After almost 70 years, it suffers from the twin deficits of representativeness and legitimacy
The growing conflagration that is Syria reveals more than just the rival, and increasingly sectarian, agendas of its regional sponsors. It highlights the paralysis at the heart of the body whose job is to keep the international peace – the UN security council. The deadlock inside it is so profound that a simple decision like appointing a special envoy had to be taken by the general assembly instead. Even when the council reaches a decision, its implementation is the cause of friction among its permanent members.
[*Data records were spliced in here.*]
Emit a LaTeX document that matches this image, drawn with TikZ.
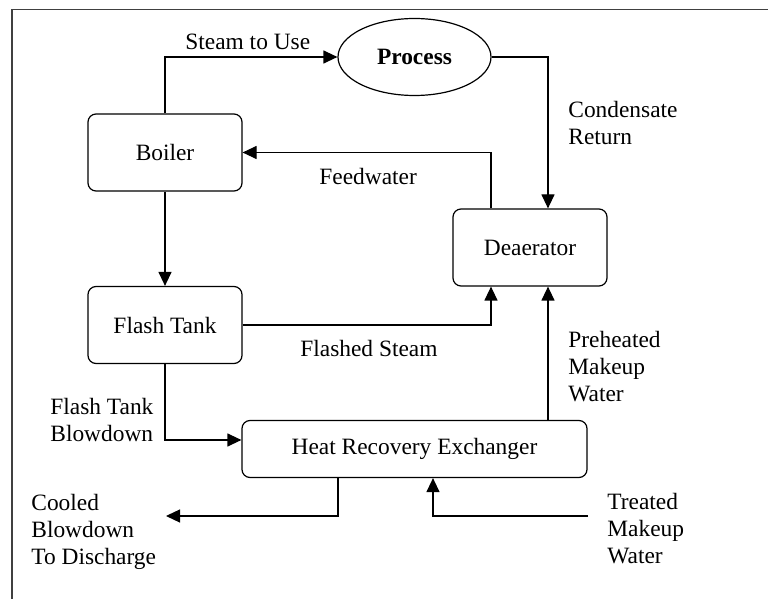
\documentclass[tikz,border=0pt]{standalone}
\usepackage{fontspec}
\setmainfont{Liberation Serif}
\usepackage{tikz}
\usetikzlibrary{positioning, arrows.meta, shapes.geometric}
\tikzset{
	every node/.append style={
		font={\fontsize{11.7}{13.5}\selectfont},
	},
	box/.append style={
		draw,
		rounded corners=4pt,
		line width=0.6pt,
		align = center,
		minimum width=77pt,
		minimum height=38.5pt,
	},
	lbl/.append style={
		align = left,
		inner sep=0pt,
		anchor=north west,
	},
	flow/.append style={
		draw,
		line width=0.6pt,
		-{Triangle[length=7pt,width=6.5pt]},
	},
	frame/.append style={
		draw=black!75,
		line width=0.8pt,
	}
}

\begin{document}
\begin{tikzpicture}[x=0.5pt, y=-0.5pt]

\useasboundingbox (0,0) rectangle (768,599);
\draw[frame] (12,599) -- (12,9.5) -- (768,9.5);

\node(proc)[draw, ellipse, line width=0.6pt, minimum width=76.5pt, minimum height=38.5pt] at (414.5,57) {\textbf{Process}};
\node(boil)[box] at (165,152.5) {Boiler};
\node(flash)[box] at (165,325) {Flash Tank};
\node(dea)[box] at (530,247.5) {Deaerator};
\node(hre)[box, minimum width=172.5pt, minimum height=28.5pt] at (414.5,449) {Heat Recovery Exchanger};

\coordinate(dis) at (166,516);
\coordinate(tmw) at (588,516);

\node(steam)[lbl] at (185,34) {Steam to Use};
\node(cond)[lbl] at (568,101) {Condensate\\Return};
\node(feed)[lbl] at (319,168) {Feedwater};
\node(flst)[lbl] at (300,340) {Flashed Steam};
\node(preh)[lbl] at (568,331) {Preheated\\Makeup\\Water};
\node(ftb)[lbl] at (50,398) {Flash Tank\\Blowdown};
\node(cool)[lbl] at (31,494) {Cooled\\Blowdown\\To Discharge};
\node(treat)[lbl] at (607,493) {Treated\\Makeup\\Water};

\draw[flow] (boil.north) |- (proc.west);
\draw[flow] (proc.east) -| ([xshift=9pt]dea.north);
\draw[flow] ([xshift=-19.5pt]dea.north) |- (boil.east);
\draw[flow] (boil) -- (flash);
\draw[flow] (flash.east) -| ([xshift=-19.5pt]dea.south);
\draw[flow] ([xshift=66.75pt]hre.north) -- ([xshift=9pt]dea.south);
\draw[flow] (flash.south) |- ([yshift=4.5pt]hre.west);
\draw[flow] ([xshift=-38.25pt]hre.south) |- (dis);
\draw[flow] (tmw) -| ([xshift=9.25pt]hre.south);

\end{tikzpicture}
\end{document}
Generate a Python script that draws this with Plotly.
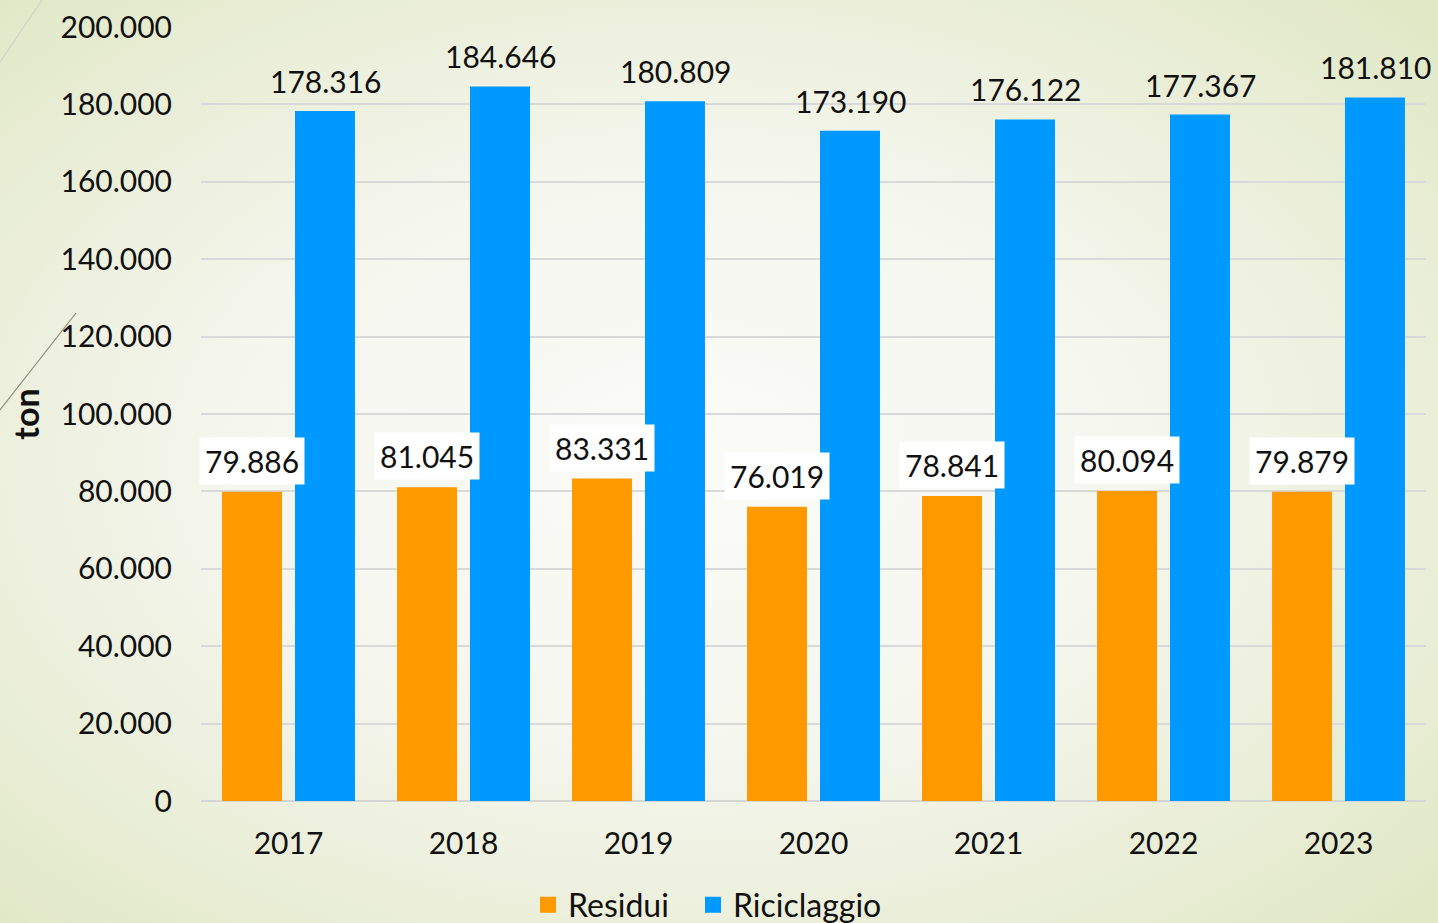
import base64
import plotly.graph_objects as go

years = ["2017", "2018", "2019", "2020", "2021", "2022", "2023"]
residui = [79886, 81045, 83331, 76019, 78841, 80094, 79879]
riciclaggio = [178316, 184646, 180809, 173190, 176122, 177367, 181810]
residui_labels = ["79.886", "81.045", "83.331", "76.019", "78.841", "80.094", "79.879"]
riciclaggio_labels = ["178.316", "184.646", "180.809", "173.190", "176.122", "177.367", "181.810"]
tick_vals = [0, 20000, 40000, 60000, 80000, 100000, 120000, 140000, 160000, 180000, 200000]
tick_text = ["0", "20.000", "40.000", "60.000", "80.000", "100.000", "120.000",
             "140.000", "160.000", "180.000", "200.000"]

W, H = 1438, 923
L, R, T, B = 201, 12, 27, 122
PW, PH = W - L - R, H - T - B

FONT = "Lato, 'Open Sans', sans-serif"
FS = 30
ORANGE = "#FF9900"
BLUE = "#0099FF"

svg = f"""<svg xmlns='http://www.w3.org/2000/svg' width='{W}' height='{H}' viewBox='0 0 {W} {H}' preserveAspectRatio='none'>
<defs><radialGradient id='g' cx='48%' cy='50%' r='70%'>
<stop offset='0' stop-color='#FBFBF8'/>
<stop offset='0.45' stop-color='#F5F6EE'/>
<stop offset='1' stop-color='#E1E8C6'/>
</radialGradient></defs>
<rect width='{W}' height='{H}' fill='url(#g)'/>
</svg>"""
bg_src = "data:image/svg+xml;base64," + base64.b64encode(svg.encode()).decode()

fig = go.Figure()
fig.add_trace(go.Bar(name="Residui", x=years, y=residui, marker_color=ORANGE,
                     marker_line_width=0, showlegend=False))
fig.add_trace(go.Bar(name="Riciclaggio", x=years, y=riciclaggio, marker_color=BLUE,
                     marker_line_width=0, showlegend=False))
# legend entries with larger square swatches, each in its own legend box
for name, col, lg in (("Residui", ORANGE, "legend"), ("Riciclaggio", BLUE, "legend2")):
    fig.add_trace(go.Scatter(name=name, x=[None], y=[None], mode="markers",
                             marker=dict(symbol="square", size=17, color=col),
                             showlegend=True, legend=lg))

annotations = []
for i, (v, t) in enumerate(zip(residui, residui_labels)):
    annotations.append(dict(x=i, y=v, xref="x", yref="y", text=t, showarrow=False,
                            xshift=-36.5, yshift=7, yanchor="bottom",
                            bgcolor="white", borderpad=5,
                            font=dict(family=FONT, size=FS, color="#111111")))
for i, (v, t) in enumerate(zip(riciclaggio, riciclaggio_labels)):
    annotations.append(dict(x=i, y=v, xref="x", yref="y", text=t, showarrow=False,
                            xshift=36.5, yshift=10, yanchor="bottom",
                            font=dict(family=FONT, size=FS, color="#111111")))


def px_x(p):
    return (p - L) / PW


def px_y(p):
    return (H - B - p) / PH


shapes = [
    dict(type="line", xref="paper", yref="paper", x0=px_x(0), y0=px_y(62),
         x1=px_x(42), y1=px_y(0), line=dict(color="#D2D3C4", width=1.2)),
    dict(type="line", xref="paper", yref="paper", x0=px_x(0), y0=px_y(410),
         x1=px_x(76), y1=px_y(313), line=dict(color="#8E8A7A", width=1.2)),
]

legend_common = dict(orientation="h", xref="container", yref="container",
                     xanchor="left", y=(H - 905) / H, yanchor="middle",
                     font=dict(family=FONT, size=32, color="#111111"),
                     bgcolor="rgba(0,0,0,0)", itemwidth=30, tracegroupgap=0,
                     itemsizing="trace")

fig.update_layout(
    width=W, height=H,
    margin=dict(l=L, r=R, t=T, b=B, autoexpand=False),
    paper_bgcolor="#F4F6EC",
    plot_bgcolor="rgba(0,0,0,0)",
    barmode="group",
    bargap=0.166,
    bargroupgap=0.178,
    font=dict(family=FONT, size=FS, color="#111111"),
    images=[dict(source=bg_src, xref="paper", yref="paper",
                 x=-L / PW, y=1 + T / PH, sizex=W / PW, sizey=H / PH,
                 xanchor="left", yanchor="top", sizing="stretch", layer="below")],
    annotations=annotations,
    shapes=shapes,
    showlegend=True,
    legend=dict(x=528 / W, **legend_common),
    legend2=dict(x=693 / W, **legend_common),
    xaxis=dict(type="category", range=[-0.5, 6.5], autorange=False,
               showgrid=False, showline=False, ticks="outside",
               ticklen=16, tickcolor="rgba(0,0,0,0)", tickfont=dict(size=FS)),
    yaxis=dict(range=[0, 200000], autorange=False, tickvals=tick_vals, ticktext=tick_text,
               showgrid=True, gridcolor="#D9D9D9", gridwidth=2,
               zeroline=True, zerolinecolor="#D5D5D5", zerolinewidth=2,
               ticks="outside", ticklen=22, tickcolor="rgba(0,0,0,0)",
               tickfont=dict(size=FS),
               title=dict(text="<b>ton</b>", standoff=10,
                          font=dict(size=34, color="#111111"))),
)

fig.write_html("out.html", config={"displayModeBar": False},
               post_script="document.body.style.margin='0';")
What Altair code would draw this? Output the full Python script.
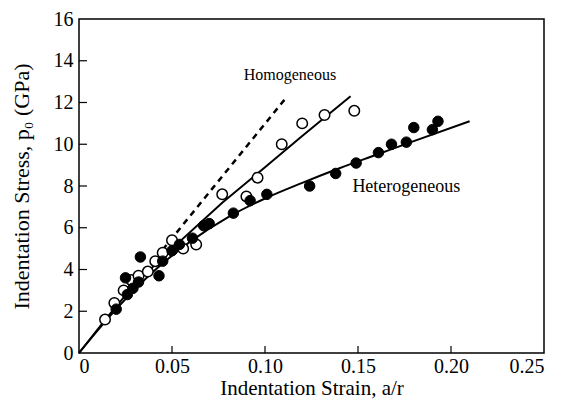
import altair as alt
import pandas as pd

# Homogeneous (open circles)
open_x = [0.014, 0.019, 0.024, 0.028, 0.032, 0.037, 0.041, 0.045, 0.050, 0.056, 0.063, 0.077, 0.090, 0.096, 0.109, 0.120, 0.132, 0.148]
open_y = [1.6, 2.4, 3.0, 3.5, 3.7, 3.9, 4.4, 4.8, 5.4, 5.0, 5.2, 7.6, 7.5, 8.4, 10.0, 11.0, 11.4, 11.6]

# Heterogeneous (filled circles)
fill_x = [0.020, 0.025, 0.026, 0.029, 0.032, 0.033, 0.043, 0.045, 0.050, 0.054, 0.061, 0.067, 0.070, 0.083, 0.092, 0.101, 0.124, 0.138, 0.149, 0.161, 0.168, 0.176, 0.180, 0.190, 0.193]
fill_y = [2.1, 3.6, 2.8, 3.1, 3.4, 4.6, 3.7, 4.4, 4.9, 5.2, 5.5, 6.1, 6.2, 6.7, 7.3, 7.6, 8.0, 8.6, 9.1, 9.6, 10.0, 10.1, 10.8, 10.7, 11.1]

# Fitted curves
homo_line_x = [0.0, 0.015, 0.03, 0.05, 0.077, 0.10, 0.12, 0.146]
homo_line_y = [0.0, 1.7, 3.3, 5.0, 7.2, 8.9, 10.4, 12.3]
het_line_x = [0.0, 0.02, 0.04, 0.06, 0.08, 0.10, 0.12, 0.14, 0.16, 0.18, 0.21]
het_line_y = [0.0, 2.1, 3.9, 5.35, 6.5, 7.4, 8.15, 8.85, 9.5, 10.15, 11.1]
dash_x = [0.045, 0.112]
dash_y = [4.95, 12.3]

label_homo = ["Homogeneous"]
label_homo_x = [0.1134]
label_homo_y = [13.3]
label_het = ["Heterogeneous"]
label_het_x = [0.176]
label_het_y = [7.95]

x_ticks = [0.0, 0.05, 0.10, 0.15, 0.20, 0.25]
y_ticks = [0, 2, 4, 6, 8, 10, 12, 14, 16]

W, H = 465, 334
FONT = "Liberation Serif"

xs = alt.Scale(domain=[0, 0.25], nice=False, zero=False)
ys = alt.Scale(domain=[0, 16], nice=False, zero=False)

xax = alt.Axis(values=x_ticks, tickSize=0, labelPadding=3, domain=False, grid=False,
               labelExpr="datum.value == 0 ? '0' : format(datum.value, '.2f')",
               labelFont=FONT, labelFontSize=20, labelColor="black",
               title="Indentation Strain, a/r", titleFont=FONT, titleFontSize=21,
               titleFontWeight="normal", titleColor="black", titlePadding=1)
yax = alt.Axis(values=y_ticks, tickSize=0, labelPadding=6, domain=False, grid=False,
               labelFont=FONT, labelFontSize=20, labelColor="black",
               title="Indentation Stress, p₀ (GPa)", titleFont=FONT, titleFontSize=22,
               titleFontWeight="normal", titleColor="black", titlePadding=20)

df_open = pd.DataFrame({"x": open_x, "y": open_y})
df_fill = pd.DataFrame({"x": fill_x, "y": fill_y})
df_homo = pd.DataFrame({"x": homo_line_x, "y": homo_line_y})
df_het = pd.DataFrame({"x": het_line_x, "y": het_line_y})
df_dash = pd.DataFrame({"x": dash_x, "y": dash_y})
df_lab1 = pd.DataFrame({"x": label_homo_x, "y": label_homo_y, "t": label_homo})
df_lab2 = pd.DataFrame({"x": label_het_x, "y": label_het_y, "t": label_het})
df_xt = pd.DataFrame({"v": x_ticks[1:-1]})
df_yt = pd.DataFrame({"v": y_ticks[1:-1]})

base_axes = alt.Chart(df_homo).mark_line(color="black", strokeWidth=2).encode(
    x=alt.X("x:Q", scale=xs, axis=xax),
    y=alt.Y("y:Q", scale=ys, axis=yax),
)
het = alt.Chart(df_het).mark_line(color="black", strokeWidth=2, interpolate="monotone").encode(
    x=alt.X("x:Q", scale=xs), y=alt.Y("y:Q", scale=ys))
dash = alt.Chart(df_dash).mark_line(color="black", strokeWidth=2.5, strokeDash=[6, 5]).encode(
    x=alt.X("x:Q", scale=xs), y=alt.Y("y:Q", scale=ys))
pts_open = alt.Chart(df_open).mark_point(shape="circle", filled=True, fill="white",
                                          stroke="black", strokeWidth=1.5, size=110, opacity=1).encode(
    x=alt.X("x:Q", scale=xs), y=alt.Y("y:Q", scale=ys))
pts_fill = alt.Chart(df_fill).mark_point(shape="circle", filled=True, fill="black",
                                          stroke="black", strokeWidth=1, size=110, opacity=1).encode(
    x=alt.X("x:Q", scale=xs), y=alt.Y("y:Q", scale=ys))
txt1 = alt.Chart(df_lab1).mark_text(font=FONT, fontSize=16, color="black", align="center",
                                     baseline="middle").encode(
    x=alt.X("x:Q", scale=xs), y=alt.Y("y:Q", scale=ys), text="t:N")
txt2 = alt.Chart(df_lab2).mark_text(font=FONT, fontSize=18, color="black", align="center",
                                     baseline="middle").encode(
    x=alt.X("x:Q", scale=xs), y=alt.Y("y:Q", scale=ys), text="t:N")
xt = alt.Chart(df_xt).mark_rule(color="black", strokeWidth=1.2).encode(
    x=alt.X("v:Q", scale=xs), y=alt.value(H), y2=alt.value(H - 7))
yt = alt.Chart(df_yt).mark_rule(color="black", strokeWidth=1.2).encode(
    y=alt.Y("v:Q", scale=ys), x=alt.value(0), x2=alt.value(8))
frame = alt.Chart(df_xt.head(1)).mark_rect(fill=None, filled=False, stroke="black", strokeWidth=1.5).encode(
    x=alt.value(0), x2=alt.value(W), y=alt.value(0), y2=alt.value(H))

chart = alt.layer(frame, base_axes, het, dash, xt, yt, pts_open, pts_fill, txt1, txt2).properties(
    width=W, height=H,
    autosize=alt.AutoSizeParams(type="none"),
    padding={"left": 71, "top": 11, "right": 13, "bottom": 55},
).configure(background="white").configure_view(stroke=None)

chart.save("out.html", embed_options={"renderer": "svg", "actions": False})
After resolution 1973, which established a no-fly zone over Libya, neither Russia nor China can be persuaded that a decision taken in the name of protecting civilians is not a cover for regime change.
After almost 70 years, the security council suffers from the twin deficits of representativeness and legitimacy. In those seven decades membership of the UN has almost quadrupled, from 51 to 193 states, but the number of permanent members (the P5) is the same today as it was when it was created, and the number of non-permanent members has increased only from six to 10. Whereas the original ratio was one permanent member for 10 countries, today it is one permanent member for nearly 40 countries. Whole regions of the world are locked out of the decision-making. About 85% of the items on the council's agenda deal with Africa, and yet the continent has no voice equivalent to a permanent member.
Everyone agrees that the council must change. The unanimity starts to crumble on the reasons for change, and to fritter away altogether on the models that would fix the problem. The African group demands two permanent seats for its 54 members, with full veto rights. The G4 (Brazil, Germany, India and Japan) claim permanent seats for themselves on the grounds that authority should not stem from hard military power only but a member's status as a economic power, its commitment to peacekeeping, development, human rights. There are groups representing small island states, and what was called the coffee club. The arguments go back and forth about the numbers of permanent and non-permanent members, the need for the veto, about whether greater representation would dilute authority or enhance it. It came closest to a resolution in 2005 and since then the issue has been kicked into the long grass. It is safe to assume it will stay there. While mouthing support for change, the P5 are happy with the status quo.
What is now needed, as Brazil's foreign minister, Antonio de Aguiar Patriota, has argued, is the involvement of civil society. Without a wider debate, the exceptionalist mindset of the P5 will continue. But so will the turmoil that creates. American and British drones are just fine, until China or Russia use them too.